[start of Given data]

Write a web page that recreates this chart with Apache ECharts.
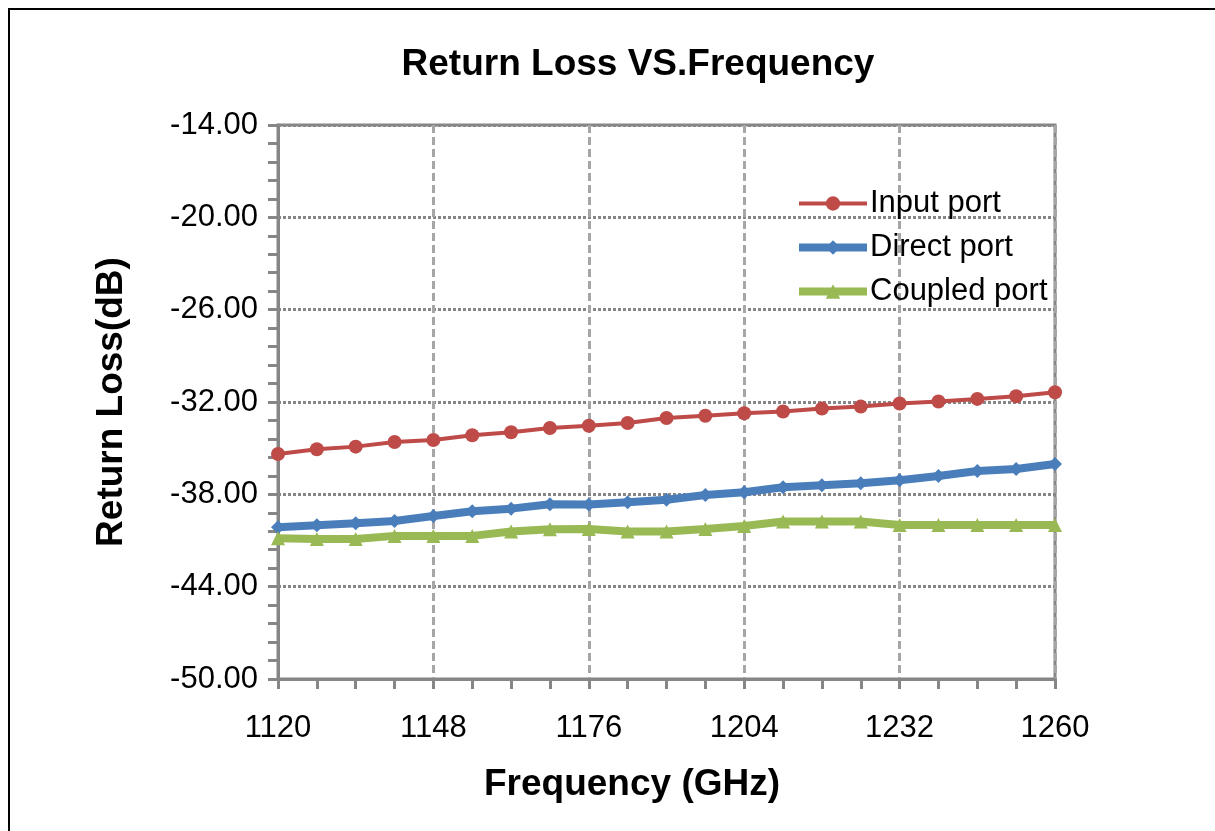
<!DOCTYPE html>
<html>
<head>
<meta charset="utf-8">
<script src="https://cdn.jsdelivr.net/npm/echarts@6/dist/echarts.min.js"></script>
<style>html,body{margin:0;padding:0;background:#fff}#c{width:1215px;height:831px}</style>
</head>
<body>
<div id="c"></div>
<script>
const freqs = [1120,1127,1134,1141,1148,1155,1162,1169,1176,1183,1190,1197,1204,1211,1218,1225,1232,1239,1246,1253,1260];
const inputPort = [-35.38,-35.07,-34.90,-34.60,-34.47,-34.16,-33.97,-33.69,-33.54,-33.36,-33.04,-32.89,-32.73,-32.62,-32.43,-32.30,-32.10,-31.97,-31.80,-31.63,-31.37];
const directPort = [-40.14,-40.01,-39.88,-39.73,-39.41,-39.10,-38.93,-38.65,-38.66,-38.51,-38.35,-38.04,-37.87,-37.54,-37.41,-37.28,-37.08,-36.81,-36.48,-36.35,-36.03];
const coupledPort = [-40.85,-40.90,-40.90,-40.70,-40.70,-40.70,-40.42,-40.27,-40.25,-40.42,-40.42,-40.25,-40.06,-39.77,-39.77,-39.77,-39.99,-39.99,-39.99,-39.99,-39.99];
const seriesNames = ['Input port','Direct port','Coupled port'];
const titleText = 'Return Loss VS.Frequency';
const xName = 'Frequency (GHz)';
const yName = 'Return Loss(dB)';

const tickFont = '"Liberation Sans",Arial,sans-serif';
const boldFont = '"Liberation Sans",Arial,sans-serif';
const pair = arr => freqs.map((f,i)=>[f,arr[i]]);
const colors = ['#BE4B48','#4A7EBB','#98B954'];
const widths = [4,8,8];

const chart = echarts.init(document.getElementById('c'), null, {renderer:'canvas'});
chart.setOption({
  animation:false,
  backgroundColor:'#fff',
  graphic:[
    {type:'rect',shape:{x:9,y:9,width:1220,height:830},style:{fill:'none',stroke:'#000',lineWidth:2},silent:true},
    {type:'text',position:[638,65],style:{text:titleText,fontFamily:boldFont,fontWeight:'bold',fontSize:37,fill:'#000',textAlign:'center',textVerticalAlign:'middle'},silent:true},
    {type:'text',position:[632,785],style:{text:xName,fontFamily:boldFont,fontWeight:'bold',fontSize:37,fill:'#000',textAlign:'center',textVerticalAlign:'middle'},silent:true},
    {type:'text',position:[112,402],rotation:Math.PI/2,style:{text:yName,fontFamily:boldFont,fontWeight:'bold',fontSize:37,fill:'#000',textAlign:'center',textVerticalAlign:'middle'},silent:true}
  ],
  grid:{left:278,top:125,width:777,height:554,show:true,borderColor:'#868686',borderWidth:3,backgroundColor:'transparent'},
  legend:{orient:'vertical',left:790,top:183,itemWidth:68,itemHeight:18,itemGap:13,
    textStyle:{fontFamily:tickFont,fontSize:31,color:'#000',padding:[0,0,0,-2]},
    data:seriesNames.map((n,i)=>({name:n,lineStyle:{width:widths[i],color:colors[i]}}))},
  xAxis:{type:'value',min:1120,max:1260,interval:28,
    axisLine:{show:true,lineStyle:{color:'#868686',width:3}},
    axisTick:{show:true,length:10,lineStyle:{color:'#868686',width:3}},
    minorTick:{show:true,splitNumber:4,length:10,lineStyle:{color:'#868686',width:3}},
    axisLabel:{fontFamily:tickFont,fontSize:31,color:'#000',margin:34,formatter:v=>String(v)},
    splitLine:{show:true,lineStyle:{color:'#A6A6A6',width:3,type:[8,4]}}},
  yAxis:{type:'value',min:-50,max:-14,interval:6,
    axisLine:{show:true,lineStyle:{color:'#868686',width:3}},
    axisTick:{show:true,length:10,lineStyle:{color:'#868686',width:3}},
    minorTick:{show:true,splitNumber:5,length:10,lineStyle:{color:'#868686',width:3}},
    axisLabel:{fontFamily:tickFont,fontSize:31,color:'#000',margin:20,formatter:v=>v.toFixed(2)},
    splitLine:{show:true,lineStyle:{color:'#868686',width:3,type:[3,2]}}},
  series:[
    {name:seriesNames[0],type:'line',data:pair(inputPort),symbol:'circle',symbolSize:14,
      itemStyle:{color:colors[0]},lineStyle:{color:colors[0],width:widths[0]}},
    {name:seriesNames[1],type:'line',data:pair(directPort),symbol:'diamond',symbolSize:14,
      itemStyle:{color:colors[1]},lineStyle:{color:colors[1],width:widths[1]}},
    {name:seriesNames[2],type:'line',data:pair(coupledPort),symbol:'triangle',symbolSize:14,
      itemStyle:{color:colors[2]},lineStyle:{color:colors[2],width:widths[2]}}
  ]
});
</script>
</body>
</html>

[end of Given data]

**Task goal**
Except for the pictures, give all the material above again verbatim.

**Correct answer**
Write a web page that recreates this chart with Apache ECharts.
<!DOCTYPE html>
<html>
<head>
<meta charset="utf-8">
<script src="https://cdn.jsdelivr.net/npm/echarts@6/dist/echarts.min.js"></script>
<style>html,body{margin:0;padding:0;background:#fff}#c{width:1215px;height:831px}</style>
</head>
<body>
<div id="c"></div>
<script>
const freqs = [1120,1127,1134,1141,1148,1155,1162,1169,1176,1183,1190,1197,1204,1211,1218,1225,1232,1239,1246,1253,1260];
const inputPort = [-35.38,-35.07,-34.90,-34.60,-34.47,-34.16,-33.97,-33.69,-33.54,-33.36,-33.04,-32.89,-32.73,-32.62,-32.43,-32.30,-32.10,-31.97,-31.80,-31.63,-31.37];
const directPort = [-40.14,-40.01,-39.88,-39.73,-39.41,-39.10,-38.93,-38.65,-38.66,-38.51,-38.35,-38.04,-37.87,-37.54,-37.41,-37.28,-37.08,-36.81,-36.48,-36.35,-36.03];
const coupledPort = [-40.85,-40.90,-40.90,-40.70,-40.70,-40.70,-40.42,-40.27,-40.25,-40.42,-40.42,-40.25,-40.06,-39.77,-39.77,-39.77,-39.99,-39.99,-39.99,-39.99,-39.99];
const seriesNames = ['Input port','Direct port','Coupled port'];
const titleText = 'Return Loss VS.Frequency';
const xName = 'Frequency (GHz)';
const yName = 'Return Loss(dB)';

const tickFont = '"Liberation Sans",Arial,sans-serif';
const boldFont = '"Liberation Sans",Arial,sans-serif';
const pair = arr => freqs.map((f,i)=>[f,arr[i]]);
const colors = ['#BE4B48','#4A7EBB','#98B954'];
const widths = [4,8,8];

const chart = echarts.init(document.getElementById('c'), null, {renderer:'canvas'});
chart.setOption({
  animation:false,
  backgroundColor:'#fff',
  graphic:[
    {type:'rect',shape:{x:9,y:9,width:1220,height:830},style:{fill:'none',stroke:'#000',lineWidth:2},silent:true},
    {type:'text',position:[638,65],style:{text:titleText,fontFamily:boldFont,fontWeight:'bold',fontSize:37,fill:'#000',textAlign:'center',textVerticalAlign:'middle'},silent:true},
    {type:'text',position:[632,785],style:{text:xName,fontFamily:boldFont,fontWeight:'bold',fontSize:37,fill:'#000',textAlign:'center',textVerticalAlign:'middle'},silent:true},
    {type:'text',position:[112,402],rotation:Math.PI/2,style:{text:yName,fontFamily:boldFont,fontWeight:'bold',fontSize:37,fill:'#000',textAlign:'center',textVerticalAlign:'middle'},silent:true}
  ],
  grid:{left:278,top:125,width:777,height:554,show:true,borderColor:'#868686',borderWidth:3,backgroundColor:'transparent'},
  legend:{orient:'vertical',left:790,top:183,itemWidth:68,itemHeight:18,itemGap:13,
    textStyle:{fontFamily:tickFont,fontSize:31,color:'#000',padding:[0,0,0,-2]},
    data:seriesNames.map((n,i)=>({name:n,lineStyle:{width:widths[i],color:colors[i]}}))},
  xAxis:{type:'value',min:1120,max:1260,interval:28,
    axisLine:{show:true,lineStyle:{color:'#868686',width:3}},
    axisTick:{show:true,length:10,lineStyle:{color:'#868686',width:3}},
    minorTick:{show:true,splitNumber:4,length:10,lineStyle:{color:'#868686',width:3}},
    axisLabel:{fontFamily:tickFont,fontSize:31,color:'#000',margin:34,formatter:v=>String(v)},
    splitLine:{show:true,lineStyle:{color:'#A6A6A6',width:3,type:[8,4]}}},
  yAxis:{type:'value',min:-50,max:-14,interval:6,
    axisLine:{show:true,lineStyle:{color:'#868686',width:3}},
    axisTick:{show:true,length:10,lineStyle:{color:'#868686',width:3}},
    minorTick:{show:true,splitNumber:5,length:10,lineStyle:{color:'#868686',width:3}},
    axisLabel:{fontFamily:tickFont,fontSize:31,color:'#000',margin:20,formatter:v=>v.toFixed(2)},
    splitLine:{show:true,lineStyle:{color:'#868686',width:3,type:[3,2]}}},
  series:[
    {name:seriesNames[0],type:'line',data:pair(inputPort),symbol:'circle',symbolSize:14,
      itemStyle:{color:colors[0]},lineStyle:{color:colors[0],width:widths[0]}},
    {name:seriesNames[1],type:'line',data:pair(directPort),symbol:'diamond',symbolSize:14,
      itemStyle:{color:colors[1]},lineStyle:{color:colors[1],width:widths[1]}},
    {name:seriesNames[2],type:'line',data:pair(coupledPort),symbol:'triangle',symbolSize:14,
      itemStyle:{color:colors[2]},lineStyle:{color:colors[2],width:widths[2]}}
  ]
});
</script>
</body>
</html>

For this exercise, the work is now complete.